Instruction: Render the material again word for word, skipping the pictures in it.

Input for this task:
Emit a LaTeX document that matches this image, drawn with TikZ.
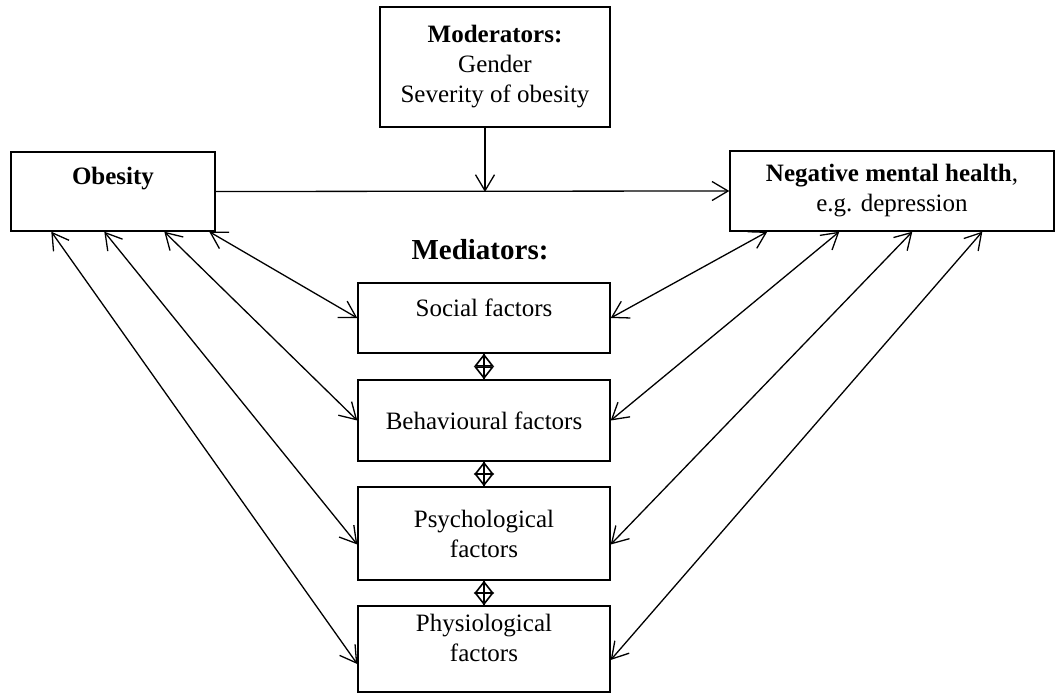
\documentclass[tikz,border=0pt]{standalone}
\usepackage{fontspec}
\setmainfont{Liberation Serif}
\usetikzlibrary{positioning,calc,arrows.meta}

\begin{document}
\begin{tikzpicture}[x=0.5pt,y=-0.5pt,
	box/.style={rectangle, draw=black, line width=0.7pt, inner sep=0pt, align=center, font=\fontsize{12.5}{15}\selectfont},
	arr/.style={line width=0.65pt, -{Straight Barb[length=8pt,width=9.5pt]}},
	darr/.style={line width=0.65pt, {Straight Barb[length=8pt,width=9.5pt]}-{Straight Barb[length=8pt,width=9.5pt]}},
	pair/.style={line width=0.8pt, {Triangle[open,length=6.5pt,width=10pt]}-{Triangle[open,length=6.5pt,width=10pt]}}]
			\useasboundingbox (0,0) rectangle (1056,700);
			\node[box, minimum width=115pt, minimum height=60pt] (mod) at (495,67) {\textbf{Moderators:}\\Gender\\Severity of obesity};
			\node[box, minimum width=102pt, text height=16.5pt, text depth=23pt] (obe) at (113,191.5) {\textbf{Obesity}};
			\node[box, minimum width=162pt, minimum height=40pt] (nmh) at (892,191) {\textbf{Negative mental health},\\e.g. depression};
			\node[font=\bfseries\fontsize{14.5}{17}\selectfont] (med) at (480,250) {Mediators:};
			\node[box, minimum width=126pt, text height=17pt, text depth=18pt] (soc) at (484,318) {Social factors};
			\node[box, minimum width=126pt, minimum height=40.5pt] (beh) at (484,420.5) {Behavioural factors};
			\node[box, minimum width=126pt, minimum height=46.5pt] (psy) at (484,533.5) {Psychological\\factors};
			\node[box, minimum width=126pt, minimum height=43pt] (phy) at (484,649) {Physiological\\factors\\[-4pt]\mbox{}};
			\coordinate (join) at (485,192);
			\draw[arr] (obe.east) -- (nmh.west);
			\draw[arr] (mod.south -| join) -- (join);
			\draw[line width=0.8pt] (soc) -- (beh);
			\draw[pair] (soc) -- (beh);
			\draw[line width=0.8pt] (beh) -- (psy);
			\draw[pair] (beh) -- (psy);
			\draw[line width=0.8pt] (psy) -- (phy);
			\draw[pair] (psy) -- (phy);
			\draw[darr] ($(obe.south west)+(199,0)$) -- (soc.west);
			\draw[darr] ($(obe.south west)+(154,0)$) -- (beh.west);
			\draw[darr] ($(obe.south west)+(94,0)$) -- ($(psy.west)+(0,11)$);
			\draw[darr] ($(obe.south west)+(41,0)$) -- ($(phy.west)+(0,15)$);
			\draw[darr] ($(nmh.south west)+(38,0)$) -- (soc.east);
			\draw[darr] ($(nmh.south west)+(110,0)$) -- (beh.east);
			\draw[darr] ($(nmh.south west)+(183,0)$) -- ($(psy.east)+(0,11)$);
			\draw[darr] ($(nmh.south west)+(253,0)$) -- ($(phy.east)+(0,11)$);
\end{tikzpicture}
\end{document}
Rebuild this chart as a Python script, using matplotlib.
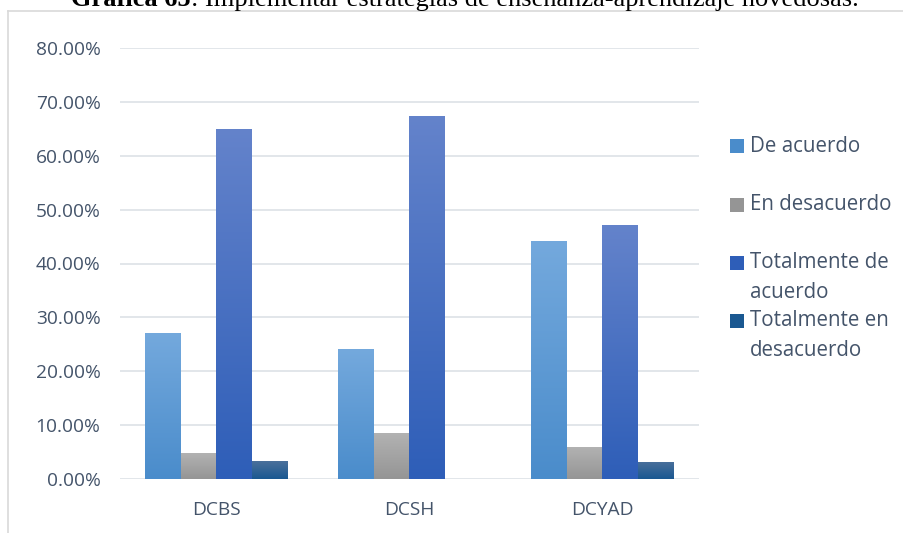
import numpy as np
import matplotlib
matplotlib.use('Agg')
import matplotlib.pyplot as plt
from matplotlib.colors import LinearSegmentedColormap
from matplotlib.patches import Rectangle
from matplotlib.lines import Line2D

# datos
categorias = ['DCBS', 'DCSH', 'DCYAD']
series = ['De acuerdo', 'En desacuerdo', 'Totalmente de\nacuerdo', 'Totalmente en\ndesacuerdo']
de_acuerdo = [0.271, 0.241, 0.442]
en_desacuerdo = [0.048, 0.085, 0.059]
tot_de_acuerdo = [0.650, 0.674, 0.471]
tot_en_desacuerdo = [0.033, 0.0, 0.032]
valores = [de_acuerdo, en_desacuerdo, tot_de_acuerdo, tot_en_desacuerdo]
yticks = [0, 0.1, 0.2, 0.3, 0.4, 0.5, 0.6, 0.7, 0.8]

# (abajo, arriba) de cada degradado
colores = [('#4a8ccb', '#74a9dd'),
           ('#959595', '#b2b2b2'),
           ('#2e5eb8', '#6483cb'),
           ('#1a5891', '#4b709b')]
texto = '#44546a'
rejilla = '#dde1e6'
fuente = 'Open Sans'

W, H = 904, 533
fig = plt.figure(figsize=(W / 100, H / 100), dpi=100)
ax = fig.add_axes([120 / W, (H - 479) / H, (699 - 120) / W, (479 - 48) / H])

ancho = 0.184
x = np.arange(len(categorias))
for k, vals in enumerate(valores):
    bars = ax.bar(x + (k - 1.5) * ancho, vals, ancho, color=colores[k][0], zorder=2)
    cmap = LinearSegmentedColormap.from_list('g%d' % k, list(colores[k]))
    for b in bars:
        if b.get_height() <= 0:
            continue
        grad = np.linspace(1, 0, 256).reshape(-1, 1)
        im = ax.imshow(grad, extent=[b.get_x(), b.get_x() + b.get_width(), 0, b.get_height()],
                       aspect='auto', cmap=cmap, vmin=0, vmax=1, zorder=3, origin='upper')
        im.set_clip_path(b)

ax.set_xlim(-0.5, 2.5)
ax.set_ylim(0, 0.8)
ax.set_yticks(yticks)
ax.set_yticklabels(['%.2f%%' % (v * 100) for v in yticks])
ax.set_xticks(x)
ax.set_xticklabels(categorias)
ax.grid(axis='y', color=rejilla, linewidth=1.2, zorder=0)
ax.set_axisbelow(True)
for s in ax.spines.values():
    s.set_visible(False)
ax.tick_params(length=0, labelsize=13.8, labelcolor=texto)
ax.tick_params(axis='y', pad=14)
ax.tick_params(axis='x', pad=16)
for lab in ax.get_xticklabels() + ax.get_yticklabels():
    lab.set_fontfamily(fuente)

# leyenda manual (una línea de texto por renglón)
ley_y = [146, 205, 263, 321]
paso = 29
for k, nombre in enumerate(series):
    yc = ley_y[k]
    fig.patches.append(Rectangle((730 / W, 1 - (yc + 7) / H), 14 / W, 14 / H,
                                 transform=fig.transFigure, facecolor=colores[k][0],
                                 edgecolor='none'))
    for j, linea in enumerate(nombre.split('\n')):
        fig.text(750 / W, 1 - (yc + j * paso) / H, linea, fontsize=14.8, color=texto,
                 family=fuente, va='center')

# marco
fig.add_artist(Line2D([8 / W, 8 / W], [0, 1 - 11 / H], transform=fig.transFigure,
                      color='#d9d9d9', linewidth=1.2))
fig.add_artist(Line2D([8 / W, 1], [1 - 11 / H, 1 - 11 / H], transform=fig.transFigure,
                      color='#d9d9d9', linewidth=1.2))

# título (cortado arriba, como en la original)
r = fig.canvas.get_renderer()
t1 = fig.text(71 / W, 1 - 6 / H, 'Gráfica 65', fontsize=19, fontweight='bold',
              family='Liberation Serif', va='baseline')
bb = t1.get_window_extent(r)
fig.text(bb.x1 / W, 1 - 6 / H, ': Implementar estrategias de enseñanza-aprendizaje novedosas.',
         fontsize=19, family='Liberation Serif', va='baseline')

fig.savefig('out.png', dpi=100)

Complete answer:
Emit a LaTeX document that matches this image, drawn with TikZ.
\documentclass[tikz,border=0pt]{standalone}
\usepackage{fontspec}
\setmainfont{Liberation Serif}
\usetikzlibrary{positioning,calc,arrows.meta}

\begin{document}
\begin{tikzpicture}[x=0.5pt,y=-0.5pt,
	box/.style={rectangle, draw=black, line width=0.7pt, inner sep=0pt, align=center, font=\fontsize{12.5}{15}\selectfont},
	arr/.style={line width=0.65pt, -{Straight Barb[length=8pt,width=9.5pt]}},
	darr/.style={line width=0.65pt, {Straight Barb[length=8pt,width=9.5pt]}-{Straight Barb[length=8pt,width=9.5pt]}},
	pair/.style={line width=0.8pt, {Triangle[open,length=6.5pt,width=10pt]}-{Triangle[open,length=6.5pt,width=10pt]}}]
			\useasboundingbox (0,0) rectangle (1056,700);
			\node[box, minimum width=115pt, minimum height=60pt] (mod) at (495,67) {\textbf{Moderators:}\\Gender\\Severity of obesity};
			\node[box, minimum width=102pt, text height=16.5pt, text depth=23pt] (obe) at (113,191.5) {\textbf{Obesity}};
			\node[box, minimum width=162pt, minimum height=40pt] (nmh) at (892,191) {\textbf{Negative mental health},\\e.g. depression};
			\node[font=\bfseries\fontsize{14.5}{17}\selectfont] (med) at (480,250) {Mediators:};
			\node[box, minimum width=126pt, text height=17pt, text depth=18pt] (soc) at (484,318) {Social factors};
			\node[box, minimum width=126pt, minimum height=40.5pt] (beh) at (484,420.5) {Behavioural factors};
			\node[box, minimum width=126pt, minimum height=46.5pt] (psy) at (484,533.5) {Psychological\\factors};
			\node[box, minimum width=126pt, minimum height=43pt] (phy) at (484,649) {Physiological\\factors\\[-4pt]\mbox{}};
			\coordinate (join) at (485,192);
			\draw[arr] (obe.east) -- (nmh.west);
			\draw[arr] (mod.south -| join) -- (join);
			\draw[line width=0.8pt] (soc) -- (beh);
			\draw[pair] (soc) -- (beh);
			\draw[line width=0.8pt] (beh) -- (psy);
			\draw[pair] (beh) -- (psy);
			\draw[line width=0.8pt] (psy) -- (phy);
			\draw[pair] (psy) -- (phy);
			\draw[darr] ($(obe.south west)+(199,0)$) -- (soc.west);
			\draw[darr] ($(obe.south west)+(154,0)$) -- (beh.west);
			\draw[darr] ($(obe.south west)+(94,0)$) -- ($(psy.west)+(0,11)$);
			\draw[darr] ($(obe.south west)+(41,0)$) -- ($(phy.west)+(0,15)$);
			\draw[darr] ($(nmh.south west)+(38,0)$) -- (soc.east);
			\draw[darr] ($(nmh.south west)+(110,0)$) -- (beh.east);
			\draw[darr] ($(nmh.south west)+(183,0)$) -- ($(psy.east)+(0,11)$);
			\draw[darr] ($(nmh.south west)+(253,0)$) -- ($(phy.east)+(0,11)$);
\end{tikzpicture}
\end{document}
Rebuild this chart as a Python script, using matplotlib.
import numpy as np
import matplotlib
matplotlib.use('Agg')
import matplotlib.pyplot as plt
from matplotlib.colors import LinearSegmentedColormap
from matplotlib.patches import Rectangle
from matplotlib.lines import Line2D

# datos
categorias = ['DCBS', 'DCSH', 'DCYAD']
series = ['De acuerdo', 'En desacuerdo', 'Totalmente de\nacuerdo', 'Totalmente en\ndesacuerdo']
de_acuerdo = [0.271, 0.241, 0.442]
en_desacuerdo = [0.048, 0.085, 0.059]
tot_de_acuerdo = [0.650, 0.674, 0.471]
tot_en_desacuerdo = [0.033, 0.0, 0.032]
valores = [de_acuerdo, en_desacuerdo, tot_de_acuerdo, tot_en_desacuerdo]
yticks = [0, 0.1, 0.2, 0.3, 0.4, 0.5, 0.6, 0.7, 0.8]

# (abajo, arriba) de cada degradado
colores = [('#4a8ccb', '#74a9dd'),
           ('#959595', '#b2b2b2'),
           ('#2e5eb8', '#6483cb'),
           ('#1a5891', '#4b709b')]
texto = '#44546a'
rejilla = '#dde1e6'
fuente = 'Open Sans'

W, H = 904, 533
fig = plt.figure(figsize=(W / 100, H / 100), dpi=100)
ax = fig.add_axes([120 / W, (H - 479) / H, (699 - 120) / W, (479 - 48) / H])

ancho = 0.184
x = np.arange(len(categorias))
for k, vals in enumerate(valores):
    bars = ax.bar(x + (k - 1.5) * ancho, vals, ancho, color=colores[k][0], zorder=2)
    cmap = LinearSegmentedColormap.from_list('g%d' % k, list(colores[k]))
    for b in bars:
        if b.get_height() <= 0:
            continue
        grad = np.linspace(1, 0, 256).reshape(-1, 1)
        im = ax.imshow(grad, extent=[b.get_x(), b.get_x() + b.get_width(), 0, b.get_height()],
                       aspect='auto', cmap=cmap, vmin=0, vmax=1, zorder=3, origin='upper')
        im.set_clip_path(b)

ax.set_xlim(-0.5, 2.5)
ax.set_ylim(0, 0.8)
ax.set_yticks(yticks)
ax.set_yticklabels(['%.2f%%' % (v * 100) for v in yticks])
ax.set_xticks(x)
ax.set_xticklabels(categorias)
ax.grid(axis='y', color=rejilla, linewidth=1.2, zorder=0)
ax.set_axisbelow(True)
for s in ax.spines.values():
    s.set_visible(False)
ax.tick_params(length=0, labelsize=13.8, labelcolor=texto)
ax.tick_params(axis='y', pad=14)
ax.tick_params(axis='x', pad=16)
for lab in ax.get_xticklabels() + ax.get_yticklabels():
    lab.set_fontfamily(fuente)

# leyenda manual (una línea de texto por renglón)
ley_y = [146, 205, 263, 321]
paso = 29
for k, nombre in enumerate(series):
    yc = ley_y[k]
    fig.patches.append(Rectangle((730 / W, 1 - (yc + 7) / H), 14 / W, 14 / H,
                                 transform=fig.transFigure, facecolor=colores[k][0],
                                 edgecolor='none'))
    for j, linea in enumerate(nombre.split('\n')):
        fig.text(750 / W, 1 - (yc + j * paso) / H, linea, fontsize=14.8, color=texto,
                 family=fuente, va='center')

# marco
fig.add_artist(Line2D([8 / W, 8 / W], [0, 1 - 11 / H], transform=fig.transFigure,
                      color='#d9d9d9', linewidth=1.2))
fig.add_artist(Line2D([8 / W, 1], [1 - 11 / H, 1 - 11 / H], transform=fig.transFigure,
                      color='#d9d9d9', linewidth=1.2))

# título (cortado arriba, como en la original)
r = fig.canvas.get_renderer()
t1 = fig.text(71 / W, 1 - 6 / H, 'Gráfica 65', fontsize=19, fontweight='bold',
              family='Liberation Serif', va='baseline')
bb = t1.get_window_extent(r)
fig.text(bb.x1 / W, 1 - 6 / H, ': Implementar estrategias de enseñanza-aprendizaje novedosas.',
         fontsize=19, family='Liberation Serif', va='baseline')

fig.savefig('out.png', dpi=100)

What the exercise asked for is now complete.